Since the late 1980s, the lower castes, called the Other Backward Classes (or OBCs), the Harijans also called Scheduled Castes, and the Adivasis also called Scheduled Tribe, have reserved seats in government and educational institutions. But the higher castes like the Patidars do not have the same facility. With emphasis put on industrial growth and the neglect of agriculture, the largely rural Patidars have been getting a smaller and smaller share of the development pie. And with the emphasis on facilitating the growth of big industrialists, Patidars in the Small and Medium Industrial Sectors feel played out. The bulk of the Patidars who are in the agricultural and small scale industrial sector have a deep sense of disappointment with Modi’s growth model.

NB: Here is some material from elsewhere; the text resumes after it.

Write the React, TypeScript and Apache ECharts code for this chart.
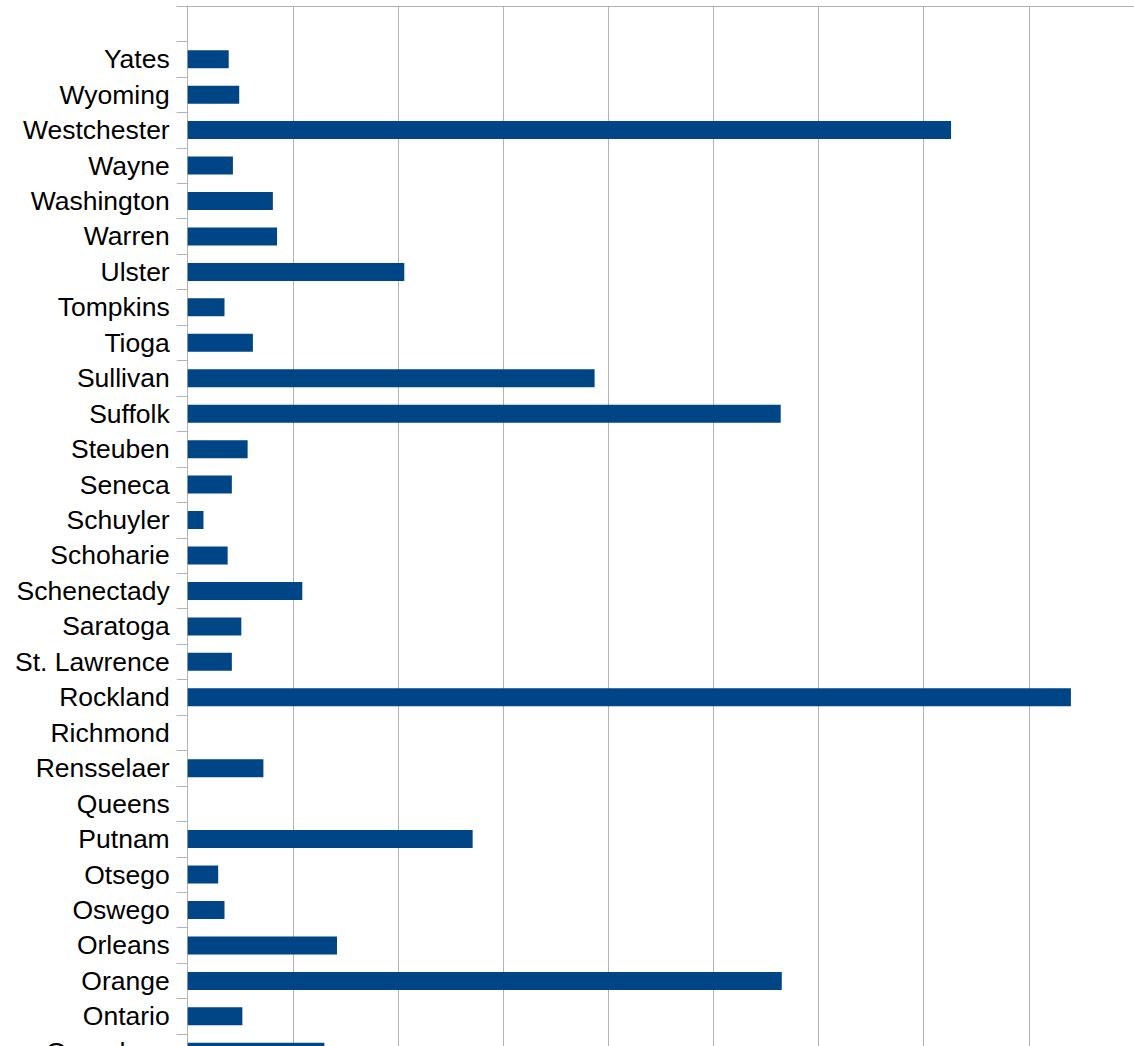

Though Modi’s development model is purely economic and caste-free, he has been playing caste politics to rise to power and remain in power since the early 2000s. It was he who galvanized the Patidars to oppose the Congress party, which was using a combination of backward castes to capture and be in power.

Hindu vs Muslim affairs

He pitted the Patidars against the so-called Congress sponsored KHAM group comprising Kshatriyas, Harijans, Adivasis (tribals) and Muslims. He then tried to encompass all the Hindu castes under the broader rubric of ‘Hindutva.’ The Hindutva ideology turned Gujarat politics into a Hindu vs. Muslim affair. Through such political engineering, Modi was able to oust the Congress and keep it at bay in Gujarat till date. But the Patidars did not get their due under Modi. The KHAM group continued to enjoy reservations or affirmative action, while the Patidars continued to be deprived of it. The Patidars watched with dismay Modi getting his own caste, the Modh Ghanchis, recognized as a Backward Caste in the Central Government’s List just before the 2002 Gujarat Assembly elections.

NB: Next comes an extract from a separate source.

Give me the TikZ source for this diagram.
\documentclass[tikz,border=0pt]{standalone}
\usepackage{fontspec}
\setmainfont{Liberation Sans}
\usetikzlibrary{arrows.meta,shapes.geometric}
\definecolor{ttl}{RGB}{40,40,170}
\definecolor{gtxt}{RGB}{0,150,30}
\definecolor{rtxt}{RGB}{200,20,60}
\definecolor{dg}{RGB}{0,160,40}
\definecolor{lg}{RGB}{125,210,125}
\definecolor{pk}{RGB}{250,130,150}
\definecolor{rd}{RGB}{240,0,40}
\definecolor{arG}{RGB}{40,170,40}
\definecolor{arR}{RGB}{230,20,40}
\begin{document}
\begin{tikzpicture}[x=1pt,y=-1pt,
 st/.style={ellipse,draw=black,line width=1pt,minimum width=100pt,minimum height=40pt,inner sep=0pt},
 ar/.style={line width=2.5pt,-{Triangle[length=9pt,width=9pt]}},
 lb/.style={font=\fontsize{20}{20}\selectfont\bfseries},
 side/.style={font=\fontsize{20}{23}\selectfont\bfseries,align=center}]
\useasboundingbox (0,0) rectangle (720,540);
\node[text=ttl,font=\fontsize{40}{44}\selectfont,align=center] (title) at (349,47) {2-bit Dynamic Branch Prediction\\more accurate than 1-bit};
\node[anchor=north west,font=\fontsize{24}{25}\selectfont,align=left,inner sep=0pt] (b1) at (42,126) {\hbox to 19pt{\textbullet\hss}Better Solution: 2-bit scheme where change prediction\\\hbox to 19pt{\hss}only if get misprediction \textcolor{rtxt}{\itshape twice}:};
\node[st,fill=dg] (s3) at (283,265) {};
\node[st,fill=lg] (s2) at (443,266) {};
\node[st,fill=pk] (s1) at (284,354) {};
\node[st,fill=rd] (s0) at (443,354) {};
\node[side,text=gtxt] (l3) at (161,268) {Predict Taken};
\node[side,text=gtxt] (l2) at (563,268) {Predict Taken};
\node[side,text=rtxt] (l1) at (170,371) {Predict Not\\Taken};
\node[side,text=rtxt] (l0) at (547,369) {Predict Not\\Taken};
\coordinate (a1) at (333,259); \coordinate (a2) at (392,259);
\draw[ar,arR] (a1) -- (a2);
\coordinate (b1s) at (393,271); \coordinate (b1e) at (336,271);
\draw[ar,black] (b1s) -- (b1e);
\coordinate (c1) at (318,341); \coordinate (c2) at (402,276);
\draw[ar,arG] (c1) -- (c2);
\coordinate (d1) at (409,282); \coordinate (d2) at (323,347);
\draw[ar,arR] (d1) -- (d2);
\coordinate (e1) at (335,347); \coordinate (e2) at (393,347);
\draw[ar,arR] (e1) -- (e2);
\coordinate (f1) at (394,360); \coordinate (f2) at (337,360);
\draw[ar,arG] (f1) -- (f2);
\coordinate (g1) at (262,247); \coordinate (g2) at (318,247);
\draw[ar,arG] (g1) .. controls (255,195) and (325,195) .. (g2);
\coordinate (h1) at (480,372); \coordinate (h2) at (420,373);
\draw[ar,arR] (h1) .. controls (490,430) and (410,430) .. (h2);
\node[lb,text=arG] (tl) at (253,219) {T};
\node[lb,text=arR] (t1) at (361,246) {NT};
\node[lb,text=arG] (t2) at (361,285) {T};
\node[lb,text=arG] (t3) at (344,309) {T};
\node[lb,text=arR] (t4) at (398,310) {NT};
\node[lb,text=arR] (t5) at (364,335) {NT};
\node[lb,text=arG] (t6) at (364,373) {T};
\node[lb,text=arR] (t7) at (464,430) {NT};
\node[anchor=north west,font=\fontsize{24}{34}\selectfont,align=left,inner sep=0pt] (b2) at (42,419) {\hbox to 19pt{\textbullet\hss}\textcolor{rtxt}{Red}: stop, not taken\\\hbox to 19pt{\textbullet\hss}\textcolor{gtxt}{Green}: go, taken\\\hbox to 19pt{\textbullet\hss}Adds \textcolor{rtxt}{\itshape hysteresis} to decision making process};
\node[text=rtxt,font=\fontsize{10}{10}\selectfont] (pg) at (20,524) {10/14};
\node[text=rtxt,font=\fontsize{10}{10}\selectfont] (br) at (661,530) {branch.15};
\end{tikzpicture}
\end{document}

When he left for New Delhi to be Prime Minister in May 2014, Modi placated the Patidars by nominating Anandiben Patel, a senior Patidar leader of the BJP, as his successor in the Chief Minister’s post. But Anandiben’s rule made no difference to the condition of the Patidars as she was under the remote control of Modi in New Delhi.

Caste factor

Having aroused the Patidars’ passions and expectations, Hardik Patel will be compelled to sustain the movement. And Modi will be compelled to take note of the caste factor and meet its demands. While he is hammering caste politics in Bihar where the BJP is facing a serious challenge from caste and rural based political heavy weights in the run up to the November State Assembly elections, he has to address caste issues in his own home state of Gujarat.

The Western model of capitalistic development (but without a social content), which Modi is thrusting on Gujarat and India, has run into rough weather everywhere in the country. While the Central Land Acquisition Bill is languishing in parliament due to severe opposition from practically all parties, in Gujarat itself, the powerful Patidars, are disillusioned with Modi for neglecting the social equity factor in development. The absence of Patidar support could stymie the BJP’s prospects in the next Gujarat Assembly elections in 2017.